22 soldiers killed in Abyei clashes - Sudan Armed Forces

Sudan Tribune, AP, Wednesday 21 May 2008.

May 21, 2008 (KHARTOUM) —

The Sudan Armed Forces (SAF) lost 22 men in clashes with Sudan People’s Liberation Army (SPLA) in the volatile oil rich region of Abyei, local SAF commander said Wednesday, in incidents threatening to reignite the country’s bloody civil war.

Brig. Gen. Muntasser Sabil Adam, commander of national Sudan army troops in Abyei, said that his soldiers repelled the attacking southern forces in a six hour battle Tuesday in which he lost 22 men. The town was now calm, he added, and his men were in control.

No SPLA official was available for comment Wednesday, but on Tuesday, southern official Michael Majak said the northern government is breaching the accord by keeping its forces in the town instead of deploying joint north-south units. Majak had no figures on southern casualties.

The fighting in the flashpoint region of Abyei that lies along the disputed boundary line between the former civil war foes began last week and has killed an undetermined number of people. A majority of the town’s civilians — between 30,000 and 50,000 — have been displaced, according to the U.N.

Tuesday’s fighting, which had broken an earlier ceasefire, was set off by an assault on the town by the southern Sudan People’s Liberation Army with tanks and infantry, firing rockets and mortars.

The United Nations has pulled out most of its 250 civilian staff of the town, leaving just the 400 peacekeepers on the ground.

Aid workers, U.N. and Sudanese officials have described the town as devastated, with the market area totally burned down, and the majority of its population displaced.

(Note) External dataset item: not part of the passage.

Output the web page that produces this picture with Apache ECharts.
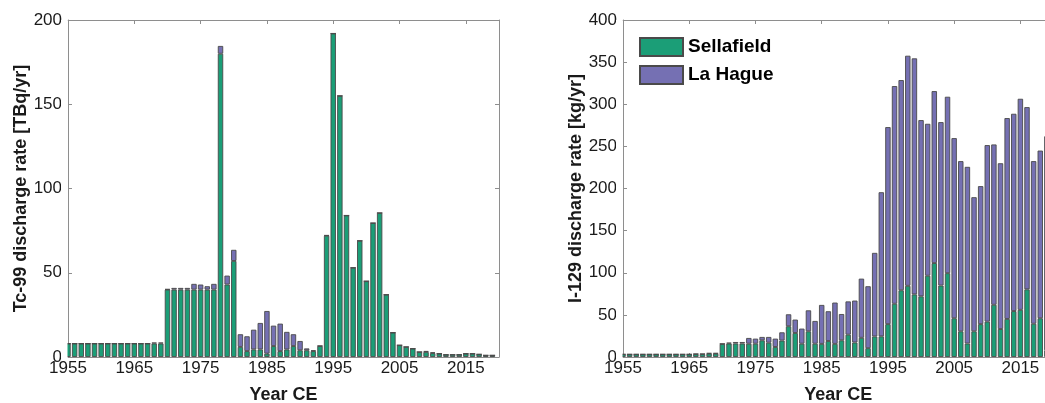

The north and south ended more than two decades of civil war, that killed 2 million people, with a 2005 peace agreement. The fate of Abyei, an oil rich region coveted by both sides, was left undetermined, however, and a separate protocol for resolving the dispute has not been implemented.

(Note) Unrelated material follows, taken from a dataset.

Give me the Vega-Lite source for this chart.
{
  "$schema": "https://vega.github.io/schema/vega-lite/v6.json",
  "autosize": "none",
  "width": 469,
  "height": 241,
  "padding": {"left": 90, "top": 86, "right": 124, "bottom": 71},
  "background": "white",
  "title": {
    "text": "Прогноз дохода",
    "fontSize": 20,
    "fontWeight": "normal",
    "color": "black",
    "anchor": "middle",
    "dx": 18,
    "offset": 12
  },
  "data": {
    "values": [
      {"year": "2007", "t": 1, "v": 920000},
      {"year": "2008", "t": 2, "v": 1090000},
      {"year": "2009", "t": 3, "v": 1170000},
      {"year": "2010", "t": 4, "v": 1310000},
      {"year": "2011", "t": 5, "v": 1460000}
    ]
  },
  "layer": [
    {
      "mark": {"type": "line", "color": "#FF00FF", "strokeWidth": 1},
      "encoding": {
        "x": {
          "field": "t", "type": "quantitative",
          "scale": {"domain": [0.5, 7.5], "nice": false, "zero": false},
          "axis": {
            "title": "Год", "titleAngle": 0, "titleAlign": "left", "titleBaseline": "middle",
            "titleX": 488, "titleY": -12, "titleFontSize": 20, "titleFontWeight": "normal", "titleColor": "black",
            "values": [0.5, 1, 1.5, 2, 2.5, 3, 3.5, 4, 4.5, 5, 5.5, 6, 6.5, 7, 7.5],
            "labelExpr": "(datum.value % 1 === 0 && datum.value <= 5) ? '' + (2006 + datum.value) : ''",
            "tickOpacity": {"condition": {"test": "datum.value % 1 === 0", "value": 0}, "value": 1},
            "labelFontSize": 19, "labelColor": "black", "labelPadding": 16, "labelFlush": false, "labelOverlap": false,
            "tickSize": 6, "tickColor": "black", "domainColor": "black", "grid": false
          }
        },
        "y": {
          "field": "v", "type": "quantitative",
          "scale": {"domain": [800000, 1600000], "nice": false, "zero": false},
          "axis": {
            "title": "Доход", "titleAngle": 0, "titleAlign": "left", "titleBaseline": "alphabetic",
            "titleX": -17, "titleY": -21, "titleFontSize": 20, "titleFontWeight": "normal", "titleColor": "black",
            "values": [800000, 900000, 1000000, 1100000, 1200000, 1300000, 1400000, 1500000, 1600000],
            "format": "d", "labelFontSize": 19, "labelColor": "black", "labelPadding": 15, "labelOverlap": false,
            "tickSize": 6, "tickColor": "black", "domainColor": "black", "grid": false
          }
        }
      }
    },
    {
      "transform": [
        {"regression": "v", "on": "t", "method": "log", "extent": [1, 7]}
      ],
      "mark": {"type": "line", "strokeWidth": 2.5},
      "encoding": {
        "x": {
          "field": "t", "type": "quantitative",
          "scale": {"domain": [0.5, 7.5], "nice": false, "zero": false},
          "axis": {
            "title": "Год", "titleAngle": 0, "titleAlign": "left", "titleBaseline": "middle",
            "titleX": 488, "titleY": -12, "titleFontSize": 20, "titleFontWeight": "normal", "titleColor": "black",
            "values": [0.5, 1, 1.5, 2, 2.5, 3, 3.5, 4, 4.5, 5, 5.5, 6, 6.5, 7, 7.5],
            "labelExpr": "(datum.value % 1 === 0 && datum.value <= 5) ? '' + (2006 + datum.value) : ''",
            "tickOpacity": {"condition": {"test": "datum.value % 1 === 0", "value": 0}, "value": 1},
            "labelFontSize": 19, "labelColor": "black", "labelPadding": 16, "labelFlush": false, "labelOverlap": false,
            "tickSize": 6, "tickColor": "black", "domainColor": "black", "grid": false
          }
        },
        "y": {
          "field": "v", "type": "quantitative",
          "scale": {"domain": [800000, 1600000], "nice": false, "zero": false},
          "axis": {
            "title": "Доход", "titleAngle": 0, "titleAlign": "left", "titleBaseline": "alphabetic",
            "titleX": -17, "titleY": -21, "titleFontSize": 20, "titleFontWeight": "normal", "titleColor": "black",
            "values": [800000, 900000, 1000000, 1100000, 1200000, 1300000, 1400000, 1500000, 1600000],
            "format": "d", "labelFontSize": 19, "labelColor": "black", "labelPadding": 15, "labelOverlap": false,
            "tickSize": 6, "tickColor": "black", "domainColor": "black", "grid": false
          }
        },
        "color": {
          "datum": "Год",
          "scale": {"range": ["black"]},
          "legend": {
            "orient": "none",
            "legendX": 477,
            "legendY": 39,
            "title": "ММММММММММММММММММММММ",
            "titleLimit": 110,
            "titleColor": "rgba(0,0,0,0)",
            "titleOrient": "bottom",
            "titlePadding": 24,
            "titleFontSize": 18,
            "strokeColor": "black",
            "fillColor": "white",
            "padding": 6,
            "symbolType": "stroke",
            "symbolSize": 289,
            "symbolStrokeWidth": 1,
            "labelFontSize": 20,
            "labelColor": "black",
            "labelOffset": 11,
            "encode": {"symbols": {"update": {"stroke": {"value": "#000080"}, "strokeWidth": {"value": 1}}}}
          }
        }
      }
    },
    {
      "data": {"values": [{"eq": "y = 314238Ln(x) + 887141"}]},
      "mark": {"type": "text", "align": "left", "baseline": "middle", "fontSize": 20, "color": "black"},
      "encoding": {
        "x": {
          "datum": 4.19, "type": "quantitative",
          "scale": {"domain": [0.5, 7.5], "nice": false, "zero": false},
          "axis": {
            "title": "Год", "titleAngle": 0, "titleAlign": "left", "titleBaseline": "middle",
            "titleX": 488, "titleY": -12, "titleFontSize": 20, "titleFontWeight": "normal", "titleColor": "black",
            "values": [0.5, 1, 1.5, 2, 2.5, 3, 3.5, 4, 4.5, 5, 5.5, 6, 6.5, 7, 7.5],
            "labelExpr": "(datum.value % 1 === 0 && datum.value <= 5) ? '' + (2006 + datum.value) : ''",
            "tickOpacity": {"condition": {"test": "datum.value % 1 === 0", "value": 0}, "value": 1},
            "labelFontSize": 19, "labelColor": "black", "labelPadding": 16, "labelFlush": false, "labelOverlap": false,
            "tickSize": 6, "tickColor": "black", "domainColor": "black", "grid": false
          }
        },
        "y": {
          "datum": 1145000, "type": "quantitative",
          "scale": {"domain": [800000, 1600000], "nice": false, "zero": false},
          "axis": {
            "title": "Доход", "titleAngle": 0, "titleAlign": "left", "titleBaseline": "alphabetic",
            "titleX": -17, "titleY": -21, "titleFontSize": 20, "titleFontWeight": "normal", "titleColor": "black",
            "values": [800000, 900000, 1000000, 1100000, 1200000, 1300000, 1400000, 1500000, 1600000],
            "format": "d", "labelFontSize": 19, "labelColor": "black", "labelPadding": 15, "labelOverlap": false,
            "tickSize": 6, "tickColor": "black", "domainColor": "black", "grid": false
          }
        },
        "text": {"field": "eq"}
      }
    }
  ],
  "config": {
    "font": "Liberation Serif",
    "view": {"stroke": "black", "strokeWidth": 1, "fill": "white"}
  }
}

Many of the southern leaders come from Abyei and want to reclaim it while the northern-dominated government covet the area’s oil resources.

The southern leadership accused the northern government of reneging on aspects of the 2005 accord, by refusing to share oil wealth, failing to pull government troops out of South Sudan and remilitarizing contested border zones such as Abyei.

U.S. and U.N. officials on Tuesday condemned the latest fighting.